他哈哈大笑。“无所谓,恨我的女人很多,我还没听你说过爱我。”
“今生今世,绝不可能。”
“说吧,你接近我到底是什么样的目的?你以为我不明白你是故意勾引程达和默喻?”
她的眼神闪烁,到了此刻却不知从何说起,除了尽快摆脱他,便什么念头都是空。
“还是不肯说么?”他的气息低吐在她的眼睛上,那样的暧昧迷离。“你不是喜欢淫荡么?相不相信我会把你扒光了挂在你喜欢的画展上,让上海滩的人排队来参观?”
“流氓。”她瞪着他。
“还是,你喜欢我这样对你?”他的手已经伸进她的裙下,探向女性的幽秘。
“我已经是婊子了,无所谓。只要大爷高兴。”
他瞪红眼,一巴掌掴去。
“你要我怎么办?”她突然大喊起来,反复压抑许久。“我无论怎样也得不到你,你对我的好那样遥不可及,程达是个混蛋,他要我介入你的生意,让他趁机捞钱,我没有对不起你,这次的裸画,我的确是故意的,因为我要你在乎我。我好怕……我怕爱上你,我会不得好死。”
他看着她无声的泪水,竟然这样的心软起来,男人心软不可怕,可怕的是像他这样的男人心软,那便是致命伤。
他心里其实清楚不过,她的话究竟能有几分真,几分假。可是,他要听,哪怕她现在拿着刀要捅进他的心窝子,他也要她!

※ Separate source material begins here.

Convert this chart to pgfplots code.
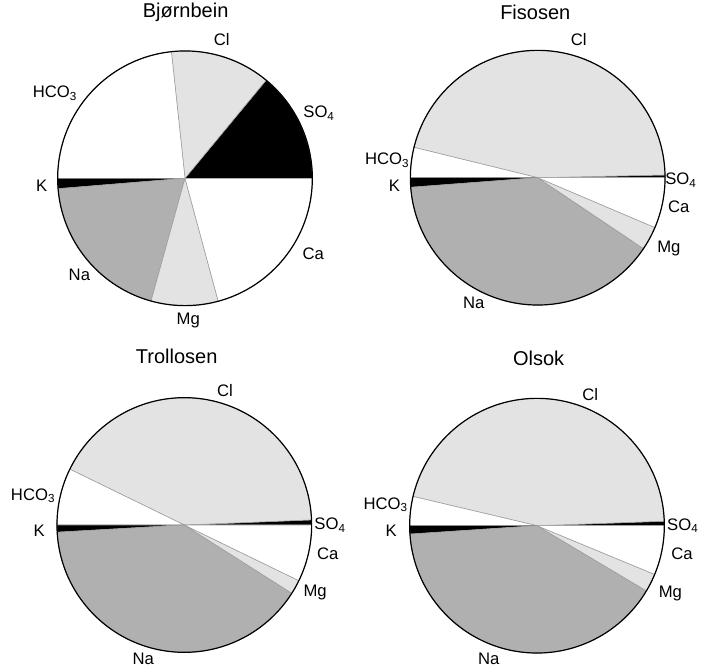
\documentclass[border=0pt]{standalone}
\usepackage{pgfplots}
\pgfplotsset{compat=1.18}
\usepackage{pgfplotstable}
\usepackage{fontspec}
\setmainfont{Liberation Sans}

\definecolor{pielight}{HTML}{E3E3E3}
\definecolor{piemid}{HTML}{B0B0B0}
\definecolor{edgegray}{HTML}{9A9A9A}

\newcommand{\lblfont}{\fontsize{12.5}{14}\selectfont}
\newcommand{\titlefont}{\fontsize{15}{18}\selectfont}
\def\pieR{95.5pt}

\expandafter\def\csname ioncol@SO4\endcsname{black}
\expandafter\def\csname ioncol@Cl\endcsname{pielight}
\expandafter\def\csname ioncol@HCO3\endcsname{white}
\expandafter\def\csname ioncol@K\endcsname{black}
\expandafter\def\csname ioncol@Na\endcsname{piemid}
\expandafter\def\csname ioncol@Mg\endcsname{pielight}
\expandafter\def\csname ioncol@Ca\endcsname{white}

\expandafter\def\csname ionlbl@SO4\endcsname{SO\textsubscript{4}}
\expandafter\def\csname ionlbl@Cl\endcsname{Cl}
\expandafter\def\csname ionlbl@HCO3\endcsname{HCO\textsubscript{3}}
\expandafter\def\csname ionlbl@K\endcsname{K}
\expandafter\def\csname ionlbl@Na\endcsname{Na}
\expandafter\def\csname ionlbl@Mg\endcsname{Mg}
\expandafter\def\csname ionlbl@Ca\endcsname{Ca}

% share of total meq (%), label angle (deg), label distance (radii)
\pgfplotstableread{
ion  val   la    ld
SO4  14.0  25.9  1.17
Cl   12.7  75.1  1.124
HCO3 23.3  146.9 1.22
K    1.3   183.0 1.127
Na   19.4  222.5 1.125
Mg   8.5   271.3 1.12
Ca   20.8  329.5 1.17
}\tblBjornbein

\pgfplotstableread{
ion  val   la    ld
SO4  0.34  359.0 1.125
Cl   45.83 73.4  1.13
HCO3 3.83  173.3 1.19
K    1.2   183.2 1.128
Na   39.4  243.0 1.107
Mg   3.0   331.7 1.17
Ca   6.4   348.4 1.13
}\tblFisosen

\pgfplotstableread{
ion  val   la    ld
SO4  0.64  0.0   1.145
Cl   42.14 73.1  1.10
HCO3 7.22  169.0 1.21
K    0.9   182.2 1.14
Na   40.1  253.0 1.10
Mg   1.8   332.8 1.155
Ca   7.2   348.6 1.15
}\tblTrollosen

\pgfplotstableread{
ion  val   la    ld
SO4  0.56  0.0   1.145
Cl   45.75 67.9  1.11
HCO3 3.69  172.1 1.20
K    1.05  182.0 1.145
Na   40.4  250.1 1.115
Mg   2.3   333.1 1.175
Ca   6.25  349.0 1.16
}\tblOlsok

\newcommand{\drawpie}[1]{%
  \def\cum{0}%
  \pgfplotstablegetrowsof{#1}%
  \pgfmathtruncatemacro\lastrow{\pgfplotsretval-1}%
  \pgfplotsforeachungrouped \i in {0,...,\lastrow}{%
    \pgfplotstablegetelem{\i}{ion}\of{#1}\let\ion\pgfplotsretval
    \pgfplotstablegetelem{\i}{val}\of{#1}\let\val\pgfplotsretval
    \pgfplotstablegetelem{\i}{la}\of{#1}\let\la\pgfplotsretval
    \pgfplotstablegetelem{\i}{ld}\of{#1}\let\ld\pgfplotsretval
    \pgfmathsetmacro\sa{\cum*3.6}%
    \pgfmathsetmacro\cum{\cum+\val}%
    \pgfmathsetmacro\sb{\cum*3.6}%
    \pgfmathsetmacro\sx{cos(\sa)}%
    \pgfmathsetmacro\sy{sin(\sa)}%
    \pgfmathsetmacro\lx{\ld*cos(\la)}%
    \pgfmathsetmacro\ly{\ld*sin(\la)}%
    \edef\cmd{\noexpand\fill[fill=\csname ioncol@\ion\endcsname, draw=edgegray, line width=0.4pt] (axis cs:0,0) -- (axis cs:\sx,\sy) arc[start angle=\sa, end angle=\sb, radius=\pieR] -- cycle;
      \noexpand\node[font=\noexpand\lblfont, inner sep=0pt] at (axis cs:\lx,\ly) {\noexpand\csname ionlbl@\ion\endcsname};}%
    \cmd
  }%
  \draw[line width=0.9pt] (axis cs:0,0) circle[radius=\pieR];
}

\pgfplotsset{piestyle/.style={hide axis, clip=false, x=95.5pt, y=95.5pt,
  xmin=-1.25, xmax=1.25, ymin=-1.25, ymax=1.25, anchor=center,
  title style={anchor=center, font=\titlefont, inner sep=0pt}}}

\begin{document}
\begin{tikzpicture}
\path[use as bounding box] (0pt,0pt) rectangle (527.25pt,501pt);
\begin{axis}[piestyle, at={(138.75pt,367.28pt)}, title={Bjørnbein}, title style={at={(0.502,0.997)}}]
\drawpie{\tblBjornbein}
\end{axis}
\begin{axis}[piestyle, at={(403.28pt,367.73pt)}, title={Fisosen}, title style={at={(0.4924,0.9956)}}]
\drawpie{\tblFisosen}
\end{axis}
\begin{axis}[piestyle, at={(138.23pt,107.25pt)}, title={Trollosen}, title style={at={(0.476,1.004)}}]
\drawpie{\tblTrollosen}
\end{axis}
\begin{axis}[piestyle, at={(402.75pt,106.73pt)}, title={Olsok}, title style={at={(0.505,1.0008)}}]
\drawpie{\tblOlsok}
\end{axis}
\end{tikzpicture}
\end{document}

他紧紧搂住她,仿佛要揉进骨血里,她每一滴泪和呜咽,都在鞭笞他的心。
直到现在,他才不得不承认,对着她,他永远无法真正的不在乎。
“你恨我吧,只有强烈的爱,才会有强烈的恨——我要你永生永世把我挂在心里,绝不许忘记!”
黑暗中,他摸索着找到了她柔美的面庞,她的眼、她的鼻、她的唇,都只让他为之疯狂的吻着。